Durant la lecture de cet ouvrage, une étrange sensation de calme se fait ressentir, malgré les multiples Le choix d’évoquer le passé est un thème banal, peu innovant et récurant des autobiographies, mais l’auteure l’a fait avec brillance et singularité à travers un jeu de discours apportant un grain de folie à cette autobiographie. Elle établiesst un dialogue avec elle-même et ce, dès le départ : « Alors, tu vas vraiment faire ça, évoquer tes souvenirs d’enfance ?… » « Oui, je n’y peux rien, ça me tente, je ne sais pas pourquoi... » Cette dynamique de récit nous permet de la voir grandir, et de comprendre comment elle s’est construit, grâce à cette conversation qu’elle entretient avec elle-même enfant. L’auteur refuse fermement de tomber dans le cliché du récit parfait et se met en garde « fais attention, tu vas tomber dans l’emphase... » Toutefois, l’auteur passe par des instants qu’elle ternit et d’autres qu’elle embellit subjectivement : « Ne te fâche pas, mais ne crois-tu pas que là, avec ces roucoulements, ces pépiements, ces tintements de clochettes, tu n’as pas pu t’empêcher de placer un petit morceau de préfabriquer… c’est si tentant... ». « Oui, je me suis peut-être un peu laissé aller.. »
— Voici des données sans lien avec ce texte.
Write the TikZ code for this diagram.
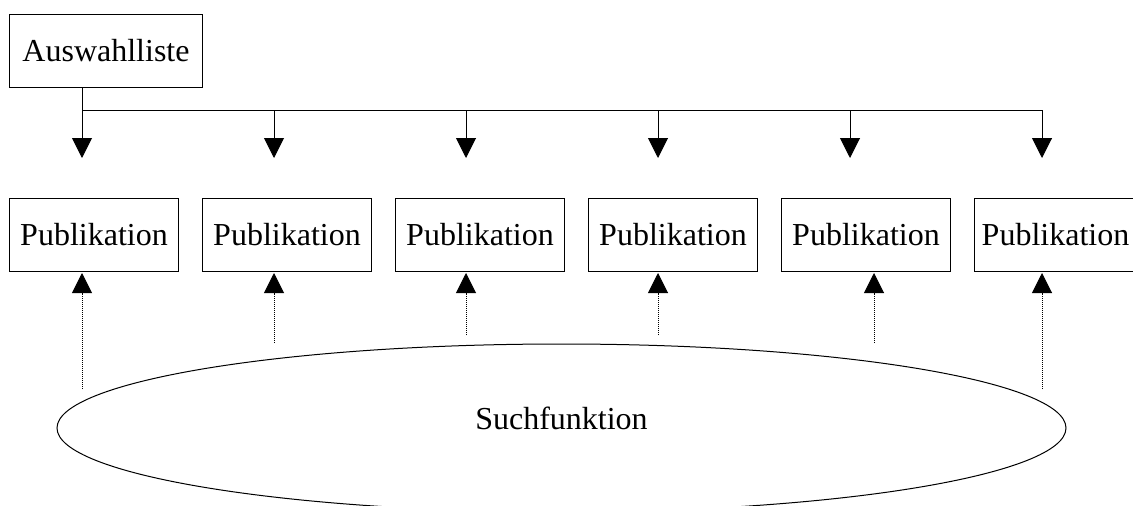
\documentclass[tikz,border=0pt]{standalone}
\usepackage{fontspec}
\setmainfont{Liberation Serif}
\usetikzlibrary{positioning,arrows.meta,shapes.geometric}
\tikzset{
	chart/.style={x=1pt,y=-1pt,node distance=23pt,line width=1pt,
		font=\fontsize{32}{38}\selectfont},
	pub/.style={rectangle,draw,inner sep=0pt,minimum width=169pt,minimum height=73pt},
	search/.style={ellipse,draw,inner sep=0pt,minimum width=1009pt,minimum height=168pt,text depth=20pt},
	down/.style={-{Triangle[length=20pt,width=20pt]}},
	up/.style={-{Triangle[length=20pt,width=20pt]},line width=1pt,dash pattern=on 1pt off 1pt}
}

\begin{document}
\begin{tikzpicture}[chart]
	\useasboundingbox (0,0) rectangle (1133,506);
	
	\node[pub, minimum width=193pt, anchor=north west] (ausw) at (9,14) {Auswahlliste};
	\node[pub, anchor=north west] (p1) at (9,198) {Publikation};
	\node[pub] (p2) [right= of p1] {Publikation};
	\node[pub] (p3) [right= of p2] {Publikation};
	\node[pub] (p4) [right= of p3] {Publikation};
	\node[pub] (p5) [right= of p4] {Publikation};
	\node[pub, minimum width=162pt] (p6) [right= of p5] {Publikation};
	\node[search] (such) at (561.5,428) {Suchfunktion};
	
	% Verteiler
	\coordinate (b1) at (82,110);
	\coordinate (b2) at (274,110);
	\coordinate (b3) at (466,110);
	\coordinate (b4) at (658,110);
	\coordinate (b5) at (850,110);
	\coordinate (b6) at (1042,110);
	\draw (ausw.south -| b1) -- (b1) -- (b6);
	\foreach \i in {1,...,6}
		\draw[down] (b\i) -- ++(0,48);
	
	% Suche
	\coordinate (s1) at (82,389);
	\coordinate (s2) at (274,343);
	\coordinate (s3) at (466,335);
	\coordinate (s4) at (658,335);
	\coordinate (s5) at (874,343);
	\coordinate (s6) at (1042,389);
	\foreach \i in {1,...,6}
		\draw[up] (s\i) -- (s\i |- 0,273);
\end{tikzpicture}
\end{document}
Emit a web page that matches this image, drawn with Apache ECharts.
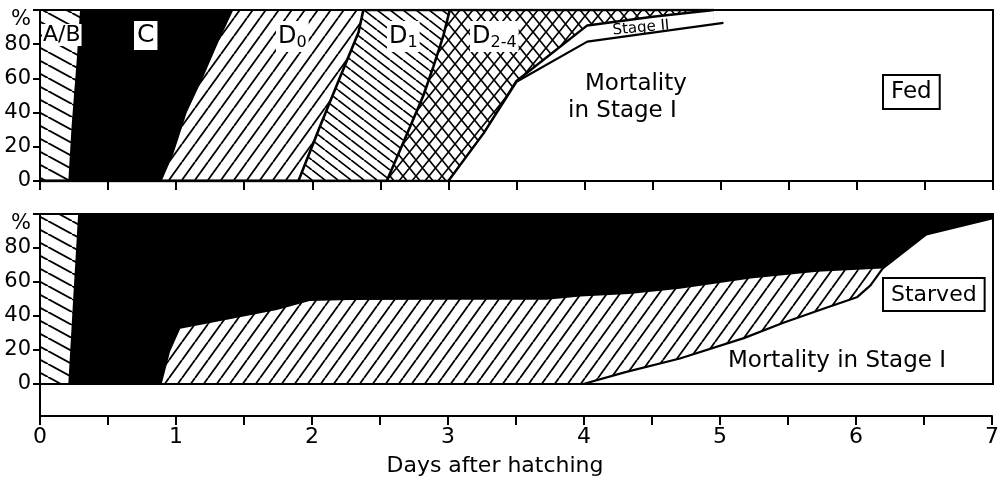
<!DOCTYPE html>
<html><head><meta charset="utf-8">
<script src="https://cdn.jsdelivr.net/npm/echarts@6/dist/echarts.min.js"></script>
<style>html,body{margin:0;padding:0;background:#fff}#c{width:1002px;height:490px}</style>
</head><body><div id="c"></div>
<script>
// ---- data (cumulative %, counted from the bottom of each panel) ----
const dayTicks = [0, 1, 2, 3, 4, 5, 6, 7];
const pctTicks = [0, 20, 40, 60, 80];

// Fed panel
const fedAB_t = [0, 4.95];                                   const fedAB_v = [100, 100];
const fedC_t  = [0, 0.208, 0.232, 0.27, 0.294, 4.95];        const fedC_v  = [0, 0, 32, 71, 100, 100];
const fedD0_t = [0, 0.894, 0.98, 1.078, 1.2, 1.32, 1.42, 4.95]; const fedD0_v = [0, 0, 16, 40, 61, 83, 100, 100];
const fedD1_t = [0, 1.898, 2.057, 2.2, 2.34, 2.375, 4.95];  const fedD1_v = [0, 0, 32, 60, 87, 100, 100];
const fedD24_t = [0, 2.547, 2.72, 2.816, 2.89, 2.963, 3.01, 4.95]; const fedD24_v = [0, 0, 32, 50, 67, 85, 100, 100];
const fedS2_t = [0, 3.0, 3.26, 3.5, 4.02, 4.5, 4.95];       const fedS2_v = [0, 0, 28, 58.5, 91, 96, 100];
const fedM_t  = [0, 3.0, 3.26, 3.5, 4.02, 5.02];            const fedM_v  = [0, 0, 28, 58, 81.5, 92.5];

// Starved panel
const stAB_t = [0, 7];                                       const stAB_v = [100, 100];
const stC_t  = [0, 0.208, 0.245, 0.262, 0.28, 7];            const stC_v  = [0, 0, 52, 75, 100, 100];
const stD0_t = [0, 0.894, 0.955, 1.03, 1.42, 1.74, 1.98, 2.28, 3.0, 3.72, 3.97, 4.33, 4.7, 5.22, 5.71, 6.19];
const stD0_v = [0, 0, 19, 32.5, 38.6, 43.5, 48.8, 49.4, 49.5, 49.6, 51.4, 53, 56, 62, 66, 68];
const stM_t  = [0, 3.99, 4.3, 4.7, 5.17, 5.46, 5.78, 6.0, 6.1, 6.19, 6.51, 7];
const stM_v  = [0, 0, 7, 15, 27, 36, 45, 51, 58, 68, 88, 97.5];

// ---- patterns ----
function hatch(w, h, dir, lw) {
  const c = document.createElement('canvas'); c.width = w; c.height = h;
  const g = c.getContext('2d');
  g.fillStyle = '#fff'; g.fillRect(0, 0, w, h);
  g.strokeStyle = '#000'; g.lineWidth = lw; g.beginPath();
  for (let k = -1; k <= 1; k++) {
    if (dir === '/' || dir === 'x') { g.moveTo(k * w, h); g.lineTo(k * w + w, 0); }
    if (dir === '\\' || dir === 'x') { g.moveTo(k * w, 0); g.lineTo(k * w + w, h); }
  }
  g.stroke();
  return { image: c, repeat: 'repeat' };
}
const pAB = hatch(24, 13, '\\', 1.9);
const pD0 = hatch(13, 18, '/', 1.8);
const pD1 = hatch(13, 10, '\\', 1.7);
const pX  = hatch(13, 16, 'x', 1.7);

const FONT = 'DejaVu Sans';
function pairs(t, v) { return t.map((x, i) => [x, v[i]]); }
function area(t, v, fill, grid, z, lineW) {
  return {
    type: 'line', xAxisIndex: grid, yAxisIndex: grid, data: pairs(t, v),
    symbol: 'none', z: z, silent: true, animation: false,
    lineStyle: { color: '#000', width: lineW || 0 },
    areaStyle: { color: fill, opacity: 1, origin: 'start' }
  };
}

const yLab = {
  fontSize: 21, color: '#000', fontFamily: FONT, margin: 9,
  formatter: v => v === 100 ? '{p|%}' : (pctTicks.indexOf(v) >= 0 ? String(v) : ''),
  rich: { p: { fontSize: 21, fontFamily: FONT, color: '#000', padding: [20, 0, 0, 0] } }
};
const axLine = { show: true, lineStyle: { color: '#000', width: 2 } };
const subRich = { s: { fontSize: 16, fontFamily: FONT, fill: '#000', padding: [13, 0, 0, 0] } };

const chart = echarts.init(document.getElementById('c'));
chart.setOption({
  animation: false,
  backgroundColor: '#fff',
  grid: [
    { left: 40, right: 9, top: 10, height: 171, show: true, borderColor: '#000', borderWidth: 2, z: 30, backgroundColor: 'transparent' },
    { left: 40, right: 9, top: 214, height: 170, show: true, borderColor: '#000', borderWidth: 2, z: 30, backgroundColor: 'transparent' },
    { left: 40, right: 9, top: 384, height: 32 }
  ],
  xAxis: [
    { gridIndex: 0, type: 'value', min: 0, max: 7, interval: 0.5, z: 30, axisLine: axLine,
      axisTick: { show: true, length: 9, lineStyle: { color: '#000', width: 2 } },
      axisLabel: { show: false }, splitLine: { show: false } },
    { gridIndex: 1, type: 'value', min: 0, max: 7, z: 30, axisLine: axLine,
      axisTick: { show: false }, axisLabel: { show: false }, splitLine: { show: false } },
    { gridIndex: 2, type: 'value', min: 0, max: 7, interval: 0.5, z: 30, axisLine: axLine,
      axisTick: { show: true, length: 9, lineStyle: { color: '#000', width: 2 } },
      axisLabel: { fontSize: 22, color: '#000', fontFamily: FONT, margin: 10,
        formatter: v => dayTicks.indexOf(v) >= 0 ? String(v) : '' },
      splitLine: { show: false },
      name: 'Days after hatching', nameLocation: 'middle', nameGap: 39,
      nameTextStyle: { fontSize: 22, color: '#000', fontFamily: FONT, padding: [0, 42, 0, 0] } }
  ],
  yAxis: [
    { gridIndex: 0, type: 'value', min: 0, max: 100, interval: 20, z: 30, axisLine: axLine,
      axisTick: { show: true, length: 7, lineStyle: { color: '#000', width: 2 } },
      axisLabel: yLab, splitLine: { show: false } },
    { gridIndex: 1, type: 'value', min: 0, max: 100, interval: 20, z: 30, axisLine: axLine,
      axisTick: { show: true, length: 7, lineStyle: { color: '#000', width: 2 } },
      axisLabel: yLab, splitLine: { show: false } },
    { gridIndex: 2, type: 'value', min: 0, max: 1, position: 'right', z: 30, axisLine: axLine,
      axisTick: { show: false }, axisLabel: { show: false }, splitLine: { show: false } }
  ],
  series: [
    area(fedAB_t, fedAB_v, pAB, 0, 2),
    area(fedC_t, fedC_v, '#000', 0, 3),
    area(fedD0_t, fedD0_v, pD0, 0, 4),
    area(fedD1_t, fedD1_v, pD1, 0, 5, 2.6),
    area(fedD24_t, fedD24_v, pX, 0, 6, 2.6),
    area(fedS2_t, fedS2_v, '#fff', 0, 7, 2.5),
    area(fedM_t, fedM_v, '#fff', 0, 8, 2.2),
    area(stAB_t, stAB_v, pAB, 1, 2),
    area(stC_t, stC_v, '#000', 1, 3),
    area(stD0_t, stD0_v, pD0, 1, 4),
    area(stM_t, stM_v, '#fff', 1, 8, 2.2)
  ],
  graphic: [
    { type: 'text', z: 100, left: 42, top: 24, style: { text: 'A/B', fontSize: 22, fontFamily: FONT, fill: '#000', backgroundColor: '#fff', padding: [0, 1] } },
    { type: 'text', z: 100, left: 134, top: 21, style: { text: 'C', fontSize: 25, fontFamily: FONT, fill: '#000', backgroundColor: '#fff', padding: [2, 3] } },
    { type: 'text', z: 100, left: 276, top: 21, style: { text: 'D{s|0}', fontSize: 24, fontFamily: FONT, fill: '#000', backgroundColor: '#fff', padding: [1, 2], rich: subRich } },
    { type: 'text', z: 100, left: 387, top: 21, style: { text: 'D{s|1}', fontSize: 24, fontFamily: FONT, fill: '#000', backgroundColor: '#fff', padding: [1, 2], rich: subRich } },
    { type: 'text', z: 100, left: 470, top: 21, style: { text: 'D{s|2-4}', fontSize: 24, fontFamily: FONT, fill: '#000', backgroundColor: '#fff', padding: [1, 2], rich: subRich } },
    { type: 'text', z: 100, x: 641, y: 28, rotation: 0.09, style: { text: 'Stage II', fontSize: 15, fontFamily: FONT, fill: '#000', align: 'center', verticalAlign: 'middle' } },
    { type: 'text', z: 100, left: 585, top: 73, style: { text: 'Mortality', fontSize: 23, fontFamily: FONT, fill: '#000' } },
    { type: 'text', z: 100, left: 568, top: 100, style: { text: 'in Stage I', fontSize: 23, fontFamily: FONT, fill: '#000' } },
    { type: 'text', z: 100, left: 882, top: 74, style: { text: 'Fed', fontSize: 23, fontFamily: FONT, fill: '#000', backgroundColor: '#fff', borderColor: '#000', borderWidth: 2, padding: [5, 7, 4, 7] } },
    { type: 'text', z: 100, left: 882, top: 277, style: { text: 'Starved', fontSize: 22, fontFamily: FONT, fill: '#000', backgroundColor: '#fff', borderColor: '#000', borderWidth: 2, padding: [5, 7, 4, 7] } },
    { type: 'text', z: 100, left: 728, top: 350, style: { text: 'Mortality in Stage I', fontSize: 23, fontFamily: FONT, fill: '#000' } }
  ]
});
</script></body></html>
Elle passe parfois par des souvenirs oubliés ou mauvais, qui dénoncent le traumatisme d’une mère absente. « Et pourtant, quelque chose l’empêche de figurer parmi les beaux souvenirs d’enfance comme y avait droit la maison de ton oncle. - Je le sais bien : c’est l’absence de ma mère. Jamais elle n’y apparaît un seul instant. ». Le tableau dressé de sa mère stricte et dure. Lors d’une promenade, elle lui interdit fermement de toucher le poteau électrique car il tue. Nathalie, touche malgré tout, et croit qu’elle est morte. A contrario, le père de Nathalie possède « la bonne place » dans ses souvenirs. Nombre des souvenirs qu’elle évoque avec lui sont positifs « Je ne vois que mon père. J’aime passer la main dans ses joues maigres, un peu rugueuses, serrer leur peau entre mes doigts pour la soulever, chatouiller sa nuque.. Il me repousse gentiment… et aussi parfois, quand il ne s’y attend pas, lui donner un gros baiser dans le creux de l’oreille ».

Le professeur Lesage et sa mère, l’ont particulièrement traumatisée avec une recommandation particulière « mâcher ses aliments jusqu’à ce qu’ils deviennent aussi liquide qu’une soupe ». Promesse qu’elle avait faite à sa mère et qu’elle tenait. Chaque souvenir de l’auteure est décrit par des mots soigneusement sélectionnés, dressant un paysage, une atmosphère dans lequel le lecteur peut se plonger. Le fait de ne pas raconter son enfance dans un ordre chronologique est symbolique et montre à la fois que le temps efface les souvenirs, comme le prouve la dernière phrase de son livre « m’efforcer de faire resurgir quelques moments […] qui disparaissent avec l’enfance », mais aussi que Nathalie nous décrit le point de vue de l’auteur à l’instant où elle écrit et non la perception ni le ressenti exact de l’enfant : « Il n’est pas possible que tu l’aies perçu ainsi sur le moment… » « Évidemment. Cela ne pouvait pas m’apparaître tel que je le vois à présent »

Le livre n’est pas une invitation pour le lecteur à en découvrir davantage sur Nathalie, mais plutôt un récit égoïste, qui sert Nathalie à soigner ses quelques traumatismes et nourrir sa nostalgie.
Cette œuvre nous dévoile une partie de l’enfance de l’auteur, à travers une écriture la plus proche possible du sincère, où elle n’est pas dépeinte comme l’imaginaire collectif d’une enfance heureuse et parfaite, mais comme le réel qu’a vécu l’auteur, avec bien sûr, des émotions qui rende le récit plus beau malgré tout.
L’auteur n’évoque toutefois que quelques instants de sa vie ce qui est un peu réducteur. La vie ne peut se résumer à quelques fragments d’une enfance. J’aurais apprécié lire une autobiographie plus dense, qui nous aurait permit de mieux connaître l’auteure dans l’intimité de sa vie et de sa carrière.
Cette autobiographie reste innovante et surprenant par la singularité de la forme que prend le récit, qui nous pousse à réfléchir et comprendre nos propres souvenirs et émotions.